Cryptocurrency – the hottest commodity on the virtual market these days – is taking the digital world by storm. Most people started noticing it since Bitcoin hit a record high exchange value of $17,900 for each, in December last year. It has, however, slid back down to a humble $8000 as of now but it does talk a lot about the risks and returns in the cryptocurrency market.

Understanding how governments are dealing with it

Cryptocurrency is still regarded as a controversial digital asset to deal in, given its highly volatile nature and its legal status is often unclear or deliberately ambiguous. Most of the times, the laws concerning the use and exchange of cryptocurrencies are still undefined or constantly in flux. Interestingly though, in most countries, trading in cryptocurrencies is not explicitly illegal.

  • China didn’t exactly ban cryptocurrency. They just stopped any exchange over its territory leading to a blanket ban.
  • India hasn’t banned cryptocurrency, but has repeatedly stated it to not be a ‘legal tender’ and likened it to different scams.

View from the E.U.

The European Union acknowledges Bitcoin as a currency rather than a digital commodity and doesn’t apply VAT or GST when converting from traditional currency to bitcoin or vice versa.

However, European banks are advised not to deal in digital currency due to the lack of a proper framework for the regulation of such assets.

While the decentralized and unregulated nature of cryptocurrency is what makes it so appealing in today’s globalized economy, it also makes Bitcoin and other such similar digital assets vulnerable to exploitation by individuals for tax evasion and money-laundering purposes. As such, they pose a substantial threat to countries trying to implement anti-money laundering and anti-terror financing regulation and laws.

The countries that declared it illegal

The countries that declared it illegal

Some countries like Cambodia, Nepal, and Bangladesh have declared all cryptocurrency illegal, but major financial markets like USA, Canada, and Europe are ready to encourage such endeavors and see how this new technological trend will impact the economy.

The US is currently treating digital currency as a commodity or as funds and taxing owners as such. Bitcoin and other cryptocurrencies are perfectly legal in Canada though regulated under anti-laundering laws and any individuals or companies dealing in cryptocurrency are treated as financial services and businesses.

What should be done?

In light of the release of the Panama papers, countries need to look for stricter regulation on digital currency and other similar financial assets to come down hard on money-laundering practices abusing loopholes in the law for tax evasion and other white-collar, fiscal crime activity.

Digital currency is not a legal tender in Canada as it is not supported by Canadian authorities nor is it managed by financial institutions such as banks based in Canada. However, it is perfectly legal to trade using cryptocurrency and any digital financial transactions are subject to the same tax laws as cash or debit and credit transactions.

Like in the US, cryptocurrency is considered to be a commodity in Canadian law and is subject to barter rules under the Income Tax Act.

What’s so different with cryptocurrency?

Cryptocurrency is revolutionary – it is the first financial system that separates money from the state. While governments and banks can regulate its use, they cannot affect price through inflation, providing a freedom to the market that was never possible before widespread adoption of digital funds on the internet.

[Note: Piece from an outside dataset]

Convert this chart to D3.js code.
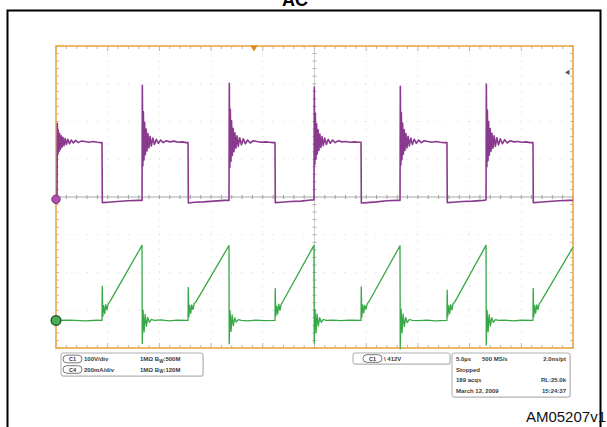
<!DOCTYPE html>
<html><head><meta charset="utf-8">
<script src="https://cdn.jsdelivr.net/npm/d3@7"></script>
<style>html,body{margin:0;padding:0;background:#fff}svg{display:block}</style>
</head><body>
<svg id="c" width="607" height="427"></svg>
<script>
// Scope capture: C1 drain voltage (100 V/div) and C4 current (200 mA/div), 5 µs/div
const timeDomain = [-25, 25];            // µs across 10 divisions
const divDomain = [-4, 4];               // vertical divisions
const c1VoltsPerDiv = 100, c4mAPerDiv = 200;
const c1Position = -0.06, c4Position = -3.27;   // channel offsets in div
const triggerTime = -5.85;               // µs, trigger position flag on the top edge
const triggerLevelDiv = 3.3;             // trigger level arrow on the right edge

// C1: edge times (µs)
const c1Rise = [-24.9, -16.68, -8.27, -0.05, 8.27, 16.59];
const c1Fall = [-20.55, -12.23, -3.82, 4.50, 12.81, 21.13];
// C1: ringing after each rising edge (µs after edge, volts per cycle)
const c1RingDt = [0, 0.03, 0.08, 0.13, 0.19, 0.25, 0.32, 0.40, 0.48, 0.57, 0.67, 0.78, 0.90, 1.04, 1.20, 1.38, 1.58, 1.80, 2.05, 2.35];
const c1Ring = [
  [-4, 201, 118, 182, 126, 174, 132, 168, 138, 164, 142, 161, 145, 159, 147, 157, 149, 156, 150, 154],
  [-3, 302, 88, 232, 104, 204, 118, 186, 128, 174, 136, 167, 141, 162, 145, 159, 148, 157, 150, 155],
  [-3, 307, 84, 238, 100, 208, 116, 188, 126, 176, 135, 168, 140, 163, 144, 160, 147, 157, 149, 155],
  [-2, 297, 92, 228, 106, 200, 120, 184, 130, 173, 137, 166, 142, 162, 145, 159, 148, 157, 150, 155],
  [-3, 299, 90, 230, 105, 202, 119, 185, 129, 174, 136, 167, 141, 162, 145, 159, 148, 157, 150, 155],
  [-2, 305, 86, 236, 102, 206, 117, 187, 127, 175, 135, 168, 140, 163, 144, 160, 147, 158, 149, 155]
];
// C1: flat top before the falling edge
const c1PlateauDt = [2.7, 3.1, 3.5, 3.9, 4.25];
const c1Plateau = [
  [153, 151, 153, 151, 150], [152, 154, 151, 152, 150], [153, 151, 152, 151, 150],
  [152, 153, 151, 152, 151], [153, 151, 153, 151, 150], [152, 153, 151, 152, 150]
];
// C1: low level after each falling edge
const c1LowDt = [0.03, 0.6, 1.5, 2.5, 3.5];
const c1Low = [
  [-9, -8, -6, -4, -3], [-10, -8, -7, -5, -3], [-9, -8, -6, -5, -2],
  [-10, -9, -7, -4, -3], [-9, -8, -6, -5, -3], [-9, -8, -6, -4, -3]
];

// C4: turn-on ringing at each C1 falling edge (µs after edge, mA)
const c4Lead = [[-25, 0], [-23.6, 2], [-22.2, -2], [-21.0, 1]];
const c4OnDt = [0, 0.02, 0.08, 0.16, 0.26, 0.36, 0.48, 0.60, 0.75];
const c4On = [
  [0, 182, 22, 78, 36, 84, 56, 88, 98],
  [0, 175, 20, 80, 38, 82, 58, 90, 97],
  [0, 168, 24, 76, 34, 86, 54, 86, 99],
  [0, 178, 18, 82, 40, 80, 60, 88, 98],
  [0, 160, 22, 78, 36, 84, 56, 90, 97],
  [0, 170, 20, 80, 38, 82, 58, 88, 98]
];
const c4Peak = [398, 397, 398, 396, 398];   // mA at each turn-off
const c4EndValue = 388;                     // ramp value at the right edge
// C4: turn-off ringing at each C1 rising edge
const c4OffDt = [0.02, 0.10, 0.20, 0.30, 0.42, 0.55, 0.70, 0.90, 1.20];
const c4Off = [
  [-122, 55, -62, 32, -30, 16, -10, 5, 0],
  [-124, 50, -58, 30, -28, 14, -9, 4, 0],
  [-120, 58, -64, 34, -30, 15, -10, 5, 0],
  [-150, 60, -66, 35, -32, 16, -11, 5, 0],
  [-130, 54, -60, 31, -29, 15, -10, 4, 0]
];
const c4BaseDt = [1.8, 2.6, 3.4];
const c4Base = [[3, -2, 2], [-2, 2, -1], [2, -1, 2], [-1, 2, -2], [2, -2, 1]];

// Readout text
const chanRows = [
  { ch: "C1", scale: "100V/div", imp: "1MΩ", bw: "500M" },
  { ch: "C4", scale: "200mA/div", imp: "1MΩ", bw: "120M" }
];
const trigText = { ch: "C1", slope: "\\", level: "412V" };
const acqRows = [
  ["5.0µs", "500 MS/s", "2.0ns/pt"],
  ["Stopped", "", ""],
  ["189 acqs", "", "RL:25.0k"],
  ["March 12, 2009", "", "15:24:37"]
];
const titleText = "AC";
const codeText = "AM05207v1";

const svg = d3.select("#c");
const font = "'Liberation Sans', Arial, sans-serif";

const x = d3.scaleLinear().domain(timeDomain).range([56, 573]);
const y = d3.scaleLinear().domain(divDomain).range([348, 46]);
const yC1 = v => y(v / c1VoltsPerDiv + c1Position);
const yC4 = v => y(v / c4mAPerDiv + c4Position);

// Outer frame and title
svg.append("rect").attr("x", 7.5).attr("y", 10.5).attr("width", 593).attr("height", 440)
  .attr("fill", "none").attr("stroke", "#000").attr("stroke-width", 2);
svg.append("text").attr("x", 295).attr("y", 6).attr("text-anchor", "middle")
  .attr("font-family", font).attr("font-weight", "bold").attr("font-size", 18).text(titleText);
svg.append("text").attr("x", 606).attr("y", 422).attr("text-anchor", "end")
  .attr("font-family", font).attr("font-size", 15).attr("fill", "#111").text(codeText);

// Graticule: faint dotted division lines
const g = svg.append("g");
const xDivs = d3.range(-4, 5).map(d => d * 5);
const yDivs = d3.range(-3, 4);
g.selectAll(".vg").data(xDivs.filter(d => d !== 0)).join("line")
  .attr("x1", d => x(d)).attr("x2", d => x(d)).attr("y1", y(4)).attr("y2", y(-4))
  .attr("stroke", "#d8d8d8").attr("stroke-dasharray", "1,6.5").attr("stroke-width", 1);
g.selectAll(".hg").data(yDivs.filter(d => d !== 0)).join("line")
  .attr("y1", d => y(d)).attr("y2", d => y(d)).attr("x1", x(-25)).attr("x2", x(25))
  .attr("stroke", "#d8d8d8").attr("stroke-dasharray", "1,9.3").attr("stroke-width", 1);

// Centre crosshair with minor ticks
g.append("line").attr("x1", x(-25)).attr("x2", x(25)).attr("y1", y(0)).attr("y2", y(0))
  .attr("stroke", "#a8a8a8").attr("stroke-width", 1);
g.append("line").attr("x1", x(0)).attr("x2", x(0)).attr("y1", y(4)).attr("y2", y(-4))
  .attr("stroke", "#d0d0d0").attr("stroke-width", 1);
const minorX = d3.range(-25, 25.01, 1);
const minorY = d3.range(-4, 4.01, 0.2);
g.selectAll(".cxt").data(minorX).join("line")
  .attr("x1", d => x(d)).attr("x2", d => x(d)).attr("y1", y(0) - 2).attr("y2", y(0) + 2)
  .attr("stroke", "#a0a0a0");
g.selectAll(".cyt").data(minorY).join("line")
  .attr("y1", d => y(d)).attr("y2", d => y(d)).attr("x1", x(0) - 2).attr("x2", x(0) + 2)
  .attr("stroke", "#b0b0b0");
// Edge ticks
g.selectAll(".tt").data(minorX).join("line")
  .attr("x1", d => x(d)).attr("x2", d => x(d)).attr("y1", y(4)).attr("y2", d => y(4) + (d % 5 === 0 ? 5 : 3))
  .attr("stroke", "#b8b8b8");
g.selectAll(".bt").data(minorX).join("line")
  .attr("x1", d => x(d)).attr("x2", d => x(d)).attr("y1", y(-4)).attr("y2", d => y(-4) - (d % 5 === 0 ? 5 : 3))
  .attr("stroke", "#b8b8b8");
g.selectAll(".lt").data(minorY).join("line")
  .attr("y1", d => y(d)).attr("y2", d => y(d)).attr("x1", x(-25)).attr("x2", x(-25) + 3)
  .attr("stroke", "#b8b8b8");
g.selectAll(".rt").data(minorY).join("line")
  .attr("y1", d => y(d)).attr("y2", d => y(d)).attr("x1", x(25)).attr("x2", x(25) - 3)
  .attr("stroke", "#b8b8b8");
g.append("rect").attr("x", x(-25)).attr("y", y(4)).attr("width", x(25) - x(-25)).attr("height", y(-4) - y(4))
  .attr("fill", "none").attr("stroke", "#eba543").attr("stroke-width", 1.6);

// Build C1 trace
const c1Pts = [[timeDomain[0], c1Ring[0][0]]];
c1Rise.forEach((r, i) => {
  c1RingDt.forEach((dt, k) => { if (r + dt >= timeDomain[0]) c1Pts.push([r + dt, c1Ring[i][k]]); });
  c1PlateauDt.forEach((dt, k) => c1Pts.push([r + dt, c1Plateau[i][k]]));
  const f = c1Fall[i];
  c1Pts.push([f, c1Plateau[i][c1Plateau[i].length - 1]]);
  c1LowDt.forEach((dt, k) => { if (f + dt <= timeDomain[1]) c1Pts.push([f + dt, c1Low[i][k]]); });
});
c1Pts.push([timeDomain[1], -3]);

// Build C4 trace
const c4Pts = c4Lead.slice();
c1Fall.forEach((f, i) => {
  c4OnDt.forEach((dt, k) => c4Pts.push([f + dt, c4On[i][k]]));
  if (i < c1Rise.length - 1) {
    const r = c1Rise[i + 1];
    c4Pts.push([r, c4Peak[i]]);
    c4OffDt.forEach((dt, k) => c4Pts.push([r + dt, c4Off[i][k]]));
    c4BaseDt.forEach((dt, k) => c4Pts.push([r + dt, c4Base[i][k]]));
  } else {
    c4Pts.push([timeDomain[1], c4EndValue]);
  }
});

const lineC1 = d3.line().x(d => x(d[0])).y(d => yC1(d[1]));
const lineC4 = d3.line().x(d => x(d[0])).y(d => yC4(d[1]));

svg.append("path").attr("d", lineC4(c4Pts)).attr("fill", "none")
  .attr("stroke", "#36a845").attr("stroke-width", 1.3).attr("stroke-linejoin", "round");
svg.append("path").attr("d", lineC1(c1Pts)).attr("fill", "none")
  .attr("stroke", "#8a3a8e").attr("stroke-width", 1.6).attr("stroke-linejoin", "round");

// Ground markers
svg.append("circle").attr("cx", x(-25)).attr("cy", yC1(0)).attr("r", 4.2)
  .attr("fill", "#b04fae").attr("stroke", "#7a2f7a").attr("stroke-width", 1);
svg.append("circle").attr("cx", x(-25)).attr("cy", yC4(0)).attr("r", 4.8)
  .attr("fill", "#4cae52").attr("stroke", "#1f5e26").attr("stroke-width", 1.5);

// Trigger position and level indicators
svg.append("path").attr("d", d3.symbol(d3.symbolTriangle, 22)())
  .attr("transform", `translate(${x(triggerTime)},${y(4) + 1.5}) rotate(180)`).attr("fill", "#d98a20");
svg.append("path").attr("d", d3.symbol(d3.symbolTriangle, 12)())
  .attr("transform", `translate(${x(25) - 5},${y(triggerLevelDiv)}) rotate(-90)`).attr("fill", "#555");

// Readout boxes
function box(x0, y0, w, h) {
  svg.append("rect").attr("x", x0 + 1).attr("y", y0 + 1).attr("width", w).attr("height", h).attr("rx", 2)
    .attr("fill", "#e4e4e4");
  svg.append("rect").attr("x", x0).attr("y", y0).attr("width", w).attr("height", h).attr("rx", 2)
    .attr("fill", "#fff").attr("stroke", "#9a9a9a").attr("stroke-width", 0.8);
}
function pill(cx, cy, label) {
  svg.append("rect").attr("x", cx - 9.5).attr("y", cy - 3.8).attr("width", 19).attr("height", 7.6).attr("rx", 3.8)
    .attr("fill", "#fff").attr("stroke", "#555").attr("stroke-width", 0.8);
  svg.append("text").attr("x", cx).attr("y", cy + 2).attr("text-anchor", "middle")
    .attr("font-family", font).attr("font-size", 5.5).attr("font-weight", "bold").attr("fill", "#333").text(label);
}
const txt = (xx, yy, s, anchor) => svg.append("text").attr("x", xx).attr("y", yy)
  .attr("text-anchor", anchor || "start").attr("font-family", font).attr("font-size", 6)
  .attr("font-weight", "bold").attr("fill", "#3a3a3a").text(s);

box(61, 353, 142, 23);
chanRows.forEach((row, i) => {
  const cy = 359 + i * 10.5;
  pill(72.5, cy, row.ch);
  txt(84, cy + 2.2, row.scale);
  const t = txt(140, cy + 2.2, row.imp + " ");
  t.append("tspan").text("B");
  t.append("tspan").attr("font-size", 4.5).attr("dy", 1.5).text("W");
  t.append("tspan").attr("dy", -1.5).text(":" + row.bw);
});

box(353, 353, 97, 11);
pill(372.5, 358.5, trigText.ch);
txt(384, 360.7, trigText.slope + " " + trigText.level);

box(452, 353, 118, 44);
acqRows.forEach((row, i) => {
  const yy = 361 + i * 10.6;
  txt(456, yy, row[0]);
  if (row[1]) txt(482, yy, row[1]);
  if (row[2]) txt(566, yy, row[2], "end");
});
</script>
</body></html>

However, it is worth pointing out that digital currency is still in its infancy, a financial experiment and susceptible to market manipulation.

All being said, there are many advantages to adopting a digital currency which can be traded around the world, especially given the recent drastic globalization and an economy that is more interconnected than ever as long as it is properly legislated and strictly regulated.